Every Diagonal of a Parallelogram Divides it into Two Triangles of Equal Area Theorem & Proof

The statement “Every Diagonal of a Parallelogram Divides it into Two Triangles of Equal Area” is a property related to the area of the triangle and area of a parallelogram. By using the Every Diagonal of a Parallelogram Divides it into Two Triangles of Equal Area theorem the students of 9th grade can solve different types of problems related to the concept Area.

Every Diagonal of a Parallelogram Divides it into Two Triangles of Equal Area – Theorem

Statement:
Prove that Every Diagonal of a Parallelogram Divides it into Two Triangles of Equal Area.
Proof:
Here ABCD is a parallelogram and BD is diagonal

In ∆ADB and ∆CBD
∠ADB = ∠CBD( alternate angles )
Also AB // DC
∠ABD = ∠CDB( alternate angles )
DB = BD
Therefore ∆ADB ≅ ∆CDB( by SAS congruence rule)
Since congruent figures have the same area
Hence proved.

FAQs on A Diagonal Divides a Parallelogram into Two Triangles of Equal Area

1. What divides a parallelogram into two triangles of equal area?

The diagonal divides a parallelogram into two triangles of equal area.

2. Are the opposite sides of a parallelogram always equal?

opposite sides of a parallelogram are equal. The diagonals of a parallelogram bisect each other.

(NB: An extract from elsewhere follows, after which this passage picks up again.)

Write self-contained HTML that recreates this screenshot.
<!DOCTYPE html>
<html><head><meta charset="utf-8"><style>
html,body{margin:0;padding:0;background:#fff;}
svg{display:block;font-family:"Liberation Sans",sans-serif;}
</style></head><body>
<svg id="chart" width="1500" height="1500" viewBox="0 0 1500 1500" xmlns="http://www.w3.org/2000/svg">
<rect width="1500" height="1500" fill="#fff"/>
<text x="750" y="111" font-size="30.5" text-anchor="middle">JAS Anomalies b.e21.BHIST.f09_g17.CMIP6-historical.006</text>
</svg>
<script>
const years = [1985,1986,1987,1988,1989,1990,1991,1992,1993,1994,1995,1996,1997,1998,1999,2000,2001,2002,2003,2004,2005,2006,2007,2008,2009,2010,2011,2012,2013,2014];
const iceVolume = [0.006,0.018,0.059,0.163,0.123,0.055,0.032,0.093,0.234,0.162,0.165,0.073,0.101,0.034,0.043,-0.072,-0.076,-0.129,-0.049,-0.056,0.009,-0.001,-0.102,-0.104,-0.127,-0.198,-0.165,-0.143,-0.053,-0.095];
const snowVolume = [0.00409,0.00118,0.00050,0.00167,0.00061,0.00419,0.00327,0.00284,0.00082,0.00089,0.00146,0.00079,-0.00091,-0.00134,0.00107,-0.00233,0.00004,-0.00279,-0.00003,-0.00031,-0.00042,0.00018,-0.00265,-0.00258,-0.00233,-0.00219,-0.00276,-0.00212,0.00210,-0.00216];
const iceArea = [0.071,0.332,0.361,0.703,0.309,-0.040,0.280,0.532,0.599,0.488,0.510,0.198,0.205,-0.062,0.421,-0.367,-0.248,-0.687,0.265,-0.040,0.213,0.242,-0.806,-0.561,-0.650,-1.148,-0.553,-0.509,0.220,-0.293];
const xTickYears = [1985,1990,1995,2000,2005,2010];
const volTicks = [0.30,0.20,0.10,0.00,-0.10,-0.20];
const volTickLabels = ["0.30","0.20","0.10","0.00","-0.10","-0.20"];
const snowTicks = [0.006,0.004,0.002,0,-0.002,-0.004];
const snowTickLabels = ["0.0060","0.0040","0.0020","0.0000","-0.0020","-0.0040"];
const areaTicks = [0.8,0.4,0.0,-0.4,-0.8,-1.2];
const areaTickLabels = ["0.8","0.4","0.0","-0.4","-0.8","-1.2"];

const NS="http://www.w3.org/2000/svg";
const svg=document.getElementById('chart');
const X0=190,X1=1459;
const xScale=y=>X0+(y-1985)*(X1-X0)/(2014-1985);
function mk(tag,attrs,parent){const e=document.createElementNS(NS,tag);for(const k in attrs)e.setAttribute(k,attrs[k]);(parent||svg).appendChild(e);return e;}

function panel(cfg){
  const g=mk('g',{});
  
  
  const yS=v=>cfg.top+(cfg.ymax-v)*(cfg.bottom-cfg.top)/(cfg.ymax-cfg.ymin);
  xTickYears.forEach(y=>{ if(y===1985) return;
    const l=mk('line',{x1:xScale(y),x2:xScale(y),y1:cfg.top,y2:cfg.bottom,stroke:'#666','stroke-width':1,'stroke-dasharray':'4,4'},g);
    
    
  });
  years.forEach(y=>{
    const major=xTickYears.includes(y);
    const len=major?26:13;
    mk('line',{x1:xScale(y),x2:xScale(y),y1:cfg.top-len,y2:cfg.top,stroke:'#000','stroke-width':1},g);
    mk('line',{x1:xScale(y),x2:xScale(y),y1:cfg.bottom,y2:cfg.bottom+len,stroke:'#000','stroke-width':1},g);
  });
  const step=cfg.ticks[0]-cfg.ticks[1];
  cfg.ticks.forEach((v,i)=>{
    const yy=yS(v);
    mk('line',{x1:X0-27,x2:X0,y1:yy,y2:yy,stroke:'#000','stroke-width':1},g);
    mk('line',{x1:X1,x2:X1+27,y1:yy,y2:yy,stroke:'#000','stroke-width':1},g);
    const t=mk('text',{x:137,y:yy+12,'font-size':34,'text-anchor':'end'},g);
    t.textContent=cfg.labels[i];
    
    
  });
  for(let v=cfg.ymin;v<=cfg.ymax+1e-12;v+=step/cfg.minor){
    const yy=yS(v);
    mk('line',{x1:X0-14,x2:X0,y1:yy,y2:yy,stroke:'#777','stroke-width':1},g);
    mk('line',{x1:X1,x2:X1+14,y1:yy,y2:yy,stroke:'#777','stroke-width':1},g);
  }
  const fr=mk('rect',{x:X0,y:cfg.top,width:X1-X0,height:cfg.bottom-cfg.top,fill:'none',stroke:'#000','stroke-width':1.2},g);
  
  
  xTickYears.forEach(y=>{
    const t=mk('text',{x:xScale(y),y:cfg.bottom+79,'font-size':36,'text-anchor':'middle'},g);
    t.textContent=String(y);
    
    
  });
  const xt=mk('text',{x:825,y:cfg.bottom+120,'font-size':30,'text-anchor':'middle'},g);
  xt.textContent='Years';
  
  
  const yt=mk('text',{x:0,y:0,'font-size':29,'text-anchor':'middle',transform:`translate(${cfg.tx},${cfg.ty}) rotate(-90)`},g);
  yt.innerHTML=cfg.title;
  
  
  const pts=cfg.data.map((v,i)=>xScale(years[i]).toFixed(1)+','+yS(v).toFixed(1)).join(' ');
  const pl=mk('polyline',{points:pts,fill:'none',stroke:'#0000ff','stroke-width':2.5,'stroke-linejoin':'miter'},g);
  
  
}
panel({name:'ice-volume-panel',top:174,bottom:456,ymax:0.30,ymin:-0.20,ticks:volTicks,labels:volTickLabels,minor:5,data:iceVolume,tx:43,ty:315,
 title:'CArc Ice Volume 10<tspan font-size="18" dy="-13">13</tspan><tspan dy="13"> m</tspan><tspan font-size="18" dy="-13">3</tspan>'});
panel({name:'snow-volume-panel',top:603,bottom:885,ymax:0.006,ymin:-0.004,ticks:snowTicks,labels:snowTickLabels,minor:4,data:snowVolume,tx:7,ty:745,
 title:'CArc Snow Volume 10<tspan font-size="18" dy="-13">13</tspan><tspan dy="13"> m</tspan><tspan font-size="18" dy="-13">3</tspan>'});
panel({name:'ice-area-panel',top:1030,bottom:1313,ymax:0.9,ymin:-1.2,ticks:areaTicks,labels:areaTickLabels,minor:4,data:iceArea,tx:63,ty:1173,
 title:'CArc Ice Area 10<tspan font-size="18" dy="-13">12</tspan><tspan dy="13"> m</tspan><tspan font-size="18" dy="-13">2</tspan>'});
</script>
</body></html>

Each diagonal of a parallelogram bisects into two congruent triangles.The quadrilateral is a parallelogram.

3. Do all parallelograms have 4 equal sides?

A parallelogram has two parallel pairs of opposite sides. A rectangle has two pairs of opposite sides parallel, and it has four right angles. It is also a parallelogram and it has two pairs of parallel sides. A square has two pairs of parallel sides, four right angles, and all four sides are equal.